My best position – 416th on day 4, 38th woman.
First day at bivouac (camp): Registration; safety and medical briefings and equipment checks. We slept in Berber tents, grouped by nationality – I shared with some of the Irish contingent, a fine bunch of boys!

Day 1, 29km Slightly cloudy, not hot – low 30’s. A flat start on a stony plain but after a river crossing we got our first taste of a dune field, oft repeated during the week! Then a very steep climb followed by a vast field of dunes. I stuck to my plan to go slowly in the early stages and ran according to my heart rate rather than pace or position. Finish time 5hr24. Stage Winner was Moroccan Mohamed Ahansel in2hr11 and leading lady Spaniard Monica Aguilera in 3hr01.

Day 2, 35,5km A hotter start and a stage full of mountain crossings with a stretch of big dunes before the finish line. The most difficult climb was a 25% gradient in searing heat followed by a steep descent down a wadi (dried up river bed) Finished in 7hr44 in 700th position.

Day 3, 40km during which 30 competitors pulled out, the hottest day of the week, unofficially 48degC at one of the check points. The worst heat was while crossing a dry lake for 7km – like running in an oven. Finished in a slow 7hr32 but up to position 581.

Day 4, 82,2km The longest stage, can be run over 2 days – some competitors sleep for a few hrs in the night, I opted to run straight through, finishing at 3am on day 5 (and then rested for the remainder of the day) in a time of 18hr08. A day of sharp stony plains, steep mountain passes and plenty of dunes – 19km in a stretch at one part! The night running was cool but tense – always aware of the increased chances of tripping or falling, and visibility limited to the range of my head torch beam.
Day 6, stage 5 42,2km Just a marathon! But a day’s rest does help. Down to 926 competitors. Not many dunes but plenty of undulating stony plateaus and wadis to get through. Finish in 7hr15

Day 7, stage 6 21,1km A cooler day, and much rejoicing - the competitor who got lost the previous day was found at dawn. A hard start with 3km of dunes but then a pleasant enough section through a gorge and up over a stony pass. After a check point at 14km the 7,5km crossing of Erg Merzouga began – Morocco’s highest dunes. The sand was very soft and hot but the end was close! Finish 2hr59 in 507th position. Phew, a medal, a drink, some food, then onto the coach for a 5½ journey back to town. The final winners were the same as after stage 1 – Ahansal and Aguilera, full results on the website.

It was a fantastically well organized event, with huge attention to detail, and like a global melting pot with everyone getting on well together, with a common purpose. There are wonderful ‘portraits’ on individual runners that can be seen on the web also – a photo and then a little interview, runners picked at random – great reading.

*****
If you are still not certain about the craziness of the MDS participants, read on about Shigemi Hazama (Race number 631).

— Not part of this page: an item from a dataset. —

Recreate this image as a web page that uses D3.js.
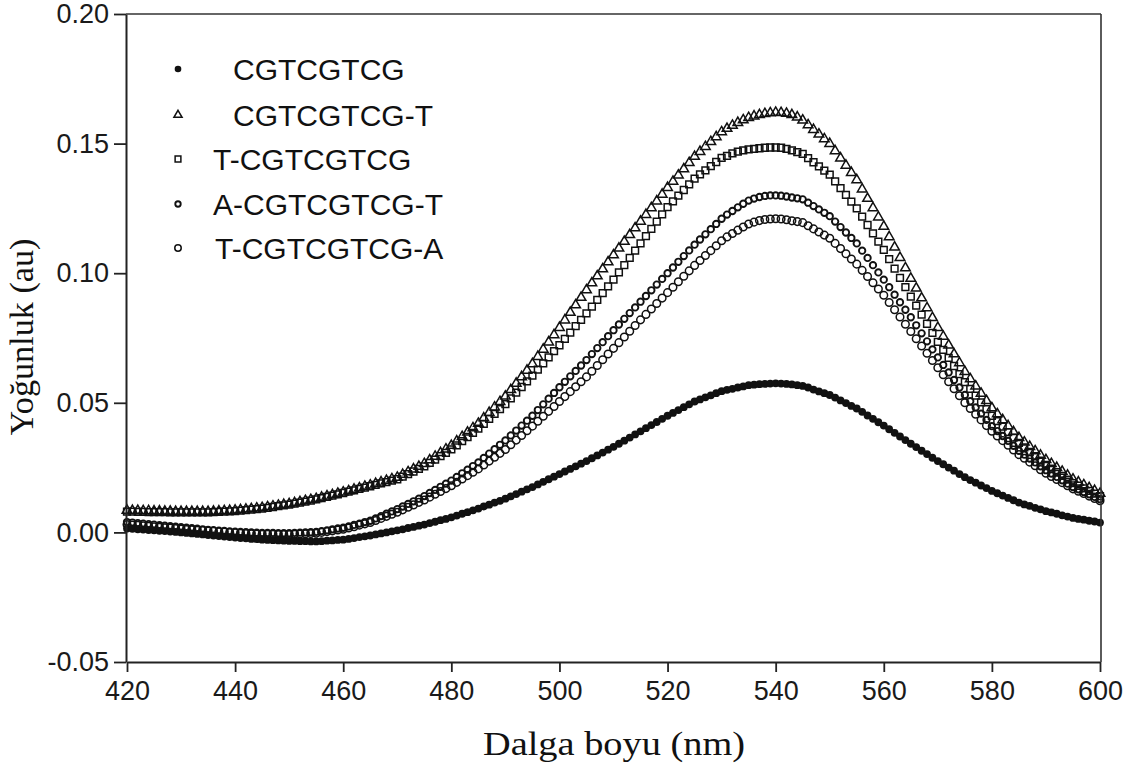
<!DOCTYPE html>
<html>
<head>
<meta charset="utf-8">
<script src="https://cdn.jsdelivr.net/npm/d3@7/dist/d3.min.js"></script>
<style>
  html, body { margin: 0; padding: 0; background: #fff; }
  svg { display: block; }
</style>
</head>
<body>
<svg id="chart" width="1132" height="766"></svg>
<script>
// ---------------- DATA ----------------
const wavelengths = d3.range(420, 601, 1); // nm, 1 nm grid
const xTicks = [420, 440, 460, 480, 500, 520, 540, 560, 580, 600];
const yTicks = [-0.05, 0.00, 0.05, 0.10, 0.15, 0.20];
const seriesNames = ["CGTCGTCG", "CGTCGTCG-T", "T-CGTCGTCG", "A-CGTCGTCG-T", "T-CGTCGTCG-A"];

const sCGTCGTCG = [
 .0015,.0014,.0012,.0011,.0009, .0008,.0006,.0005,.0003,.0002,
 .0000,-.0002,-.0004,-.0006,-.0008, -.0010,-.0012,-.0014,-.0016,-.0018,
 -.0020,-.0022,-.0023,-.0025,-.0026, -.0028,-.0029,-.0030,-.0031,-.0032,
 -.0033,-.0033,-.0034,-.0034,-.0035, -.0035,-.0034,-.0032,-.0031,-.0029,
 -.0028,-.0025,-.0022,-.0018,-.0015, -.0012,-.0008,-.0004,.0000,.0004,
 .0008,.0012,.0017,.0021,.0026, .0030,.0036,.0041,.0047,.0052,
 .0058,.0065,.0072,.0078,.0085, .0092,.0100,.0107,.0115,.0122,
 .0130,.0139,.0148,.0157,.0166, .0175,.0185,.0195,.0205,.0215,
 .0225,.0235,.0245,.0255,.0265, .0275,.0286,.0297,.0308,.0319,
 .0330,.0342,.0354,.0366,.0378, .0390,.0402,.0414,.0426,.0438,
 .0450,.0461,.0472,.0483,.0494, .0505,.0513,.0521,.0529,.0537,
 .0545,.0550,.0554,.0559,.0563, .0568,.0570,.0572,.0573,.0574,
 .0575,.0574,.0573,.0571,.0568, .0565,.0559,.0551,.0544,.0537,
 .0530,.0520,.0509,.0499,.0488, .0478,.0465,.0451,.0438,.0425,
 .0412,.0398,.0384,.0370,.0356, .0342,.0329,.0315,.0302,.0288,
 .0275,.0263,.0250,.0238,.0225, .0213,.0202,.0192,.0181,.0171,
 .0160,.0151,.0142,.0133,.0124, .0115,.0108,.0102,.0095,.0089,
 .0082,.0077,.0072,.0066,.0061, .0056,.0052,.0049,.0045,.0042,
 .0038];

const sCGTCGTCG_T = [
 .0085,.0084,.0084,.0083,.0083, .0082,.0082,.0081,.0081,.0080,
 .0080,.0080,.0080,.0080,.0080, .0080,.0081,.0082,.0083,.0084,
 .0085,.0087,.0089,.0091,.0093, .0095,.0098,.0101,.0104,.0107,
 .0110,.0114,.0118,.0122,.0126, .0130,.0135,.0140,.0145,.0150,
 .0155,.0160,.0166,.0171,.0177, .0182,.0188,.0194,.0200,.0206,
 .0212,.0223,.0233,.0244,.0254, .0265,.0279,.0293,.0307,.0321,
 .0335,.0352,.0369,.0386,.0403, .0420,.0441,.0462,.0483,.0504,
 .0525,.0550,.0575,.0600,.0625, .0650,.0678,.0706,.0734,.0762,
 .0790,.0819,.0848,.0877,.0906, .0935,.0962,.0989,.1016,.1043,
 .1070,.1096,.1122,.1148,.1174, .1200,.1226,.1252,.1278,.1304,
 .1330,.1354,.1378,.1402,.1426, .1450,.1469,.1488,.1507,.1526,
 .1545,.1558,.1570,.1581,.1591, .1600,.1606,.1611,.1615,.1618,
 .1620,.1619,.1616,.1611,.1602, .1590,.1572,.1554,.1536,.1518,
 .1500,.1472,.1444,.1416,.1388, .1360,.1324,.1288,.1252,.1216,
 .1180,.1140,.1100,.1060,.1020, .0980,.0942,.0904,.0866,.0828,
 .0790,.0756,.0722,.0688,.0654, .0620,.0592,.0564,.0536,.0508,
 .0480,.0457,.0434,.0411,.0388, .0365,.0348,.0331,.0314,.0297,
 .0280,.0265,.0250,.0235,.0220, .0205,.0194,.0183,.0172,.0161,
 .0150];

const sT_CGTCGTCG = [
 .0080,.0080,.0079,.0079,.0078, .0078,.0078,.0078,.0077,.0077,
 .0077,.0077,.0077,.0077,.0077, .0077,.0078,.0079,.0080,.0081,
 .0082,.0084,.0086,.0088,.0090, .0092,.0095,.0098,.0101,.0104,
 .0107,.0111,.0115,.0119,.0123, .0127,.0132,.0137,.0142,.0147,
 .0152,.0157,.0162,.0168,.0173, .0178,.0183,.0189,.0194,.0200,
 .0205,.0215,.0225,.0235,.0245, .0255,.0268,.0281,.0294,.0307,
 .0320,.0336,.0352,.0368,.0384, .0400,.0419,.0438,.0457,.0476,
 .0495,.0517,.0539,.0561,.0583, .0605,.0628,.0652,.0675,.0699,
 .0722,.0747,.0771,.0796,.0820, .0845,.0871,.0897,.0923,.0949,
 .0975,.1003,.1031,.1059,.1087, .1115,.1143,.1171,.1199,.1227,
 .1255,.1277,.1299,.1321,.1343, .1365,.1381,.1397,.1413,.1429,
 .1445,.1453,.1462,.1469,.1474, .1478,.1480,.1482,.1484,.1485,
 .1485,.1484,.1480,.1474,.1467, .1460,.1444,.1428,.1412,.1396,
 .1380,.1354,.1328,.1302,.1276, .1250,.1218,.1186,.1154,.1122,
 .1090,.1054,.1018,.0982,.0946, .0910,.0875,.0840,.0805,.0770,
 .0735,.0704,.0673,.0642,.0611, .0580,.0554,.0528,.0502,.0476,
 .0450,.0429,.0408,.0387,.0366, .0345,.0328,.0311,.0294,.0277,
 .0260,.0246,.0232,.0218,.0204, .0190,.0180,.0170,.0160,.0150,
 .0140];

const sA_CGTCGTCG_T = [
 .0040,.0038,.0036,.0034,.0032, .0030,.0028,.0026,.0024,.0022,
 .0020,.0018,.0016,.0014,.0012, .0010,.0009,.0007,.0006,.0004,
 .0003,.0002,.0001,.0000,-.0001, -.0002,-.0002,-.0002,-.0003,-.0003,
 -.0003,-.0002,-.0001,.0000,.0001, .0002,.0005,.0008,.0012,.0015,
 .0018,.0023,.0029,.0034,.0040, .0045,.0054,.0063,.0072,.0081,
 .0090,.0100,.0110,.0120,.0130, .0140,.0152,.0164,.0176,.0188,
 .0200,.0214,.0228,.0242,.0256, .0270,.0287,.0304,.0321,.0338,
 .0355,.0374,.0393,.0412,.0431, .0450,.0472,.0494,.0516,.0538,
 .0560,.0581,.0602,.0623,.0644, .0665,.0688,.0711,.0734,.0757,
 .0780,.0802,.0824,.0846,.0868, .0890,.0912,.0934,.0956,.0978,
 .1000,.1022,.1044,.1066,.1088, .1110,.1130,.1150,.1170,.1190,
 .1210,.1226,.1240,.1254,.1268, .1280,.1288,.1294,.1298,.1300,
 .1300,.1299,.1296,.1292,.1289, .1285,.1272,.1259,.1246,.1233,
 .1220,.1199,.1178,.1157,.1136, .1115,.1087,.1059,.1031,.1003,
 .0975,.0946,.0917,.0888,.0859, .0830,.0799,.0768,.0737,.0706,
 .0675,.0646,.0617,.0588,.0559, .0530,.0506,.0482,.0458,.0434,
 .0410,.0391,.0372,.0353,.0334, .0315,.0300,.0285,.0270,.0255,
 .0240,.0227,.0214,.0201,.0188, .0175,.0166,.0156,.0147,.0137,
 .0128];

const sT_CGTCGTCG_A = [
 .0030,.0028,.0027,.0025,.0024, .0022,.0020,.0018,.0017,.0015,
 .0013,.0011,.0010,.0008,.0007, .0005,.0004,.0002,.0001,-.0001,
 -.0002,-.0003,-.0004,-.0005,-.0006, -.0007,-.0007,-.0007,-.0008,-.0008,
 -.0008,-.0007,-.0006,-.0005,-.0004, -.0003,.0000,.0003,.0006,.0009,
 .0012,.0017,.0022,.0028,.0033, .0038,.0046,.0054,.0062,.0070,
 .0078,.0087,.0097,.0106,.0116, .0125,.0136,.0147,.0158,.0169,
 .0180,.0193,.0206,.0219,.0232, .0245,.0260,.0275,.0290,.0305,
 .0320,.0338,.0356,.0374,.0392, .0410,.0429,.0448,.0467,.0486,
 .0505,.0524,.0543,.0562,.0581, .0600,.0622,.0644,.0666,.0688,
 .0710,.0732,.0754,.0776,.0798, .0820,.0841,.0862,.0883,.0904,
 .0925,.0946,.0967,.0988,.1009, .1030,.1049,.1068,.1087,.1106,
 .1125,.1140,.1153,.1166,.1178, .1190,.1197,.1203,.1207,.1209,
 .1210,.1209,.1206,.1202,.1199, .1195,.1183,.1171,.1159,.1147,
 .1135,.1115,.1095,.1075,.1055, .1035,.1011,.0987,.0963,.0939,
 .0915,.0887,.0859,.0831,.0803, .0775,.0747,.0719,.0691,.0663,
 .0635,.0608,.0581,.0554,.0527, .0500,.0478,.0456,.0434,.0412,
 .0390,.0372,.0354,.0336,.0318, .0300,.0286,.0271,.0257,.0242,
 .0228,.0216,.0204,.0192,.0180, .0168,.0159,.0150,.0140,.0131,
 .0122];

// ---------------- CHART ----------------
const svg = d3.select("#chart");
const mLeft = 127, mRight = 1100, mTop = 14, mBottom = 662;

const x = d3.scaleLinear().domain([420, 600]).range([mLeft, mRight]);
const y = d3.scaleLinear().domain([-0.05, 0.20]).range([mBottom, mTop]);

const ink = "#111";
const sans = "'Liberation Sans', Arial, sans-serif";
const serif = "'Liberation Serif', 'Times New Roman', serif";

const markers = [
  { name: seriesNames[4], data: sT_CGTCGTCG_A, kind: "circleOpen" },
  { name: seriesNames[3], data: sA_CGTCGTCG_T, kind: "diamondSmall" },
  { name: seriesNames[2], data: sT_CGTCGTCG, kind: "square" },
  { name: seriesNames[1], data: sCGTCGTCG_T, kind: "triangle" },
  { name: seriesNames[0], data: sCGTCGTCG, kind: "dot" }
];

function drawMarker(g, kind, scale) {
  const k = scale || 1;
  if (kind === "dot") {
    g.append("circle").attr("r", 3.9 * k).attr("fill", ink);
  } else if (kind === "circleOpen") {
    g.append("circle").attr("r", 3.8 * k).attr("fill", "none")
      .attr("stroke", ink).attr("stroke-width", 1.5);
  } else if (kind === "diamondSmall") {
    g.append("circle").attr("r", 3.2 * k).attr("fill", "none")
      .attr("stroke", ink).attr("stroke-width", 1.9);
  } else if (kind === "square") {
    g.append("path").attr("d", d3.symbol(d3.symbolSquare, 46 * k * k)()).attr("fill", "none")
      .attr("stroke", ink).attr("stroke-width", 1.5);
  } else if (kind === "triangle") {
    g.append("path").attr("d", d3.symbol(d3.symbolTriangle, 40 * k * k)()).attr("fill", "none")
      .attr("stroke", ink).attr("stroke-width", 1.5);
  }
}

const plot = svg.append("g");
markers.forEach(s => {
  const gs = plot.append("g").attr("class", "series");
  s.data.forEach((v, i) => {
    const g = gs.append("g").attr("transform", `translate(${x(wavelengths[i])},${y(v)})`);
    drawMarker(g, s.kind);
  });
});

// axes
const fmtY = d => d3.format(".2f")(d).replace("\u2212", "-");
const yAxis = d3.axisLeft(y).tickValues(yTicks).tickFormat(fmtY).tickSize(12).tickSizeOuter(0).tickPadding(5);
const xAxis = d3.axisBottom(x).tickValues(xTicks).tickFormat(d3.format("d")).tickSize(10).tickSizeOuter(0).tickPadding(9);

const gy = svg.append("g").attr("transform", `translate(${mLeft - 1},0)`).call(yAxis);
const gx = svg.append("g").attr("transform", `translate(0,${mBottom})`).call(xAxis);
[gx, gy].forEach(g => {
  g.select(".domain").attr("stroke", "#222").attr("stroke-width", 2);
  g.selectAll(".tick line").attr("stroke", "#222").attr("stroke-width", 1.8);
  g.selectAll(".tick text").attr("fill", "#1a1a1a").style("font-family", sans).style("font-size", "27px");
});

// top and right frame
svg.append("line").attr("x1", mLeft - 1).attr("x2", mRight + 1).attr("y1", mTop).attr("y2", mTop)
  .attr("stroke", "#333").attr("stroke-width", 1.6);
svg.append("line").attr("x1", mRight + 1).attr("x2", mRight + 1).attr("y1", mTop).attr("y2", mBottom)
  .attr("stroke", "#333").attr("stroke-width", 1.6);

// axis titles
svg.append("text").attr("x", 614).attr("y", 755).attr("text-anchor", "middle")
  .style("font-family", serif).style("font-size", "33px").attr("fill", "#111")
  .attr("textLength", 262).attr("lengthAdjust", "spacingAndGlyphs")
  .text("Dalga boyu (nm)");
svg.append("text").attr("transform", "translate(33,337) rotate(-90)").attr("text-anchor", "middle")
  .style("font-family", serif).style("font-size", "33px").attr("fill", "#111")
  .attr("textLength", 197).attr("lengthAdjust", "spacingAndGlyphs")
  .text("Yoğunluk (au)");

// legend
const legendRows = [
  { label: seriesNames[0], kind: "dot", y: 69, tx: 233 },
  { label: seriesNames[1], kind: "triangle", y: 115, tx: 233 },
  { label: seriesNames[2], kind: "square", y: 159, tx: 213 },
  { label: seriesNames[3], kind: "diamondSmall", y: 204, tx: 213 },
  { label: seriesNames[4], kind: "circleOpen", y: 248, tx: 215 }
];
const lg = svg.append("g");
legendRows.forEach(r => {
  const g = lg.append("g").attr("transform", `translate(178,${r.y})`);
  drawMarker(g, r.kind, 0.85);
  lg.append("text").attr("x", r.tx).attr("y", r.y).attr("dy", "0.36em")
    .style("font-family", sans).style("font-size", "30px").attr("fill", "#111")
    .text(r.label);
});
</script>
</body>
</html>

He’s a superstar in Japan. Not only for his TV comedy shows but also for his singing talent, winning him many many fans, including amongst our competitors who simply love his mimics. When we went to talk to him about life on the bivouac, he decided to centre the interview on the delicate problem of natural needs in the wild. The kind of topic we seldom raise on that website, but central to runners’ preoccupations. Here are his full comments (unfortunately without the accompanying facial expressions): « the big surprise here, it’s the toilets, I’d never seen such huge toilets… [he points to the desert]…but I must also tell you I am shocked by the quantities I produce… can you imagine, a man as little as I am… laying a cobra, a real cobra…” Someone had to go there. A Japanese star did.

5 sleeps to Comrades,
~RobbyRicc

1 comment:

  1. like I've said before...mental....and suicidal. The Japanese dude should of stuck a flag in his cobra and gave it a salute!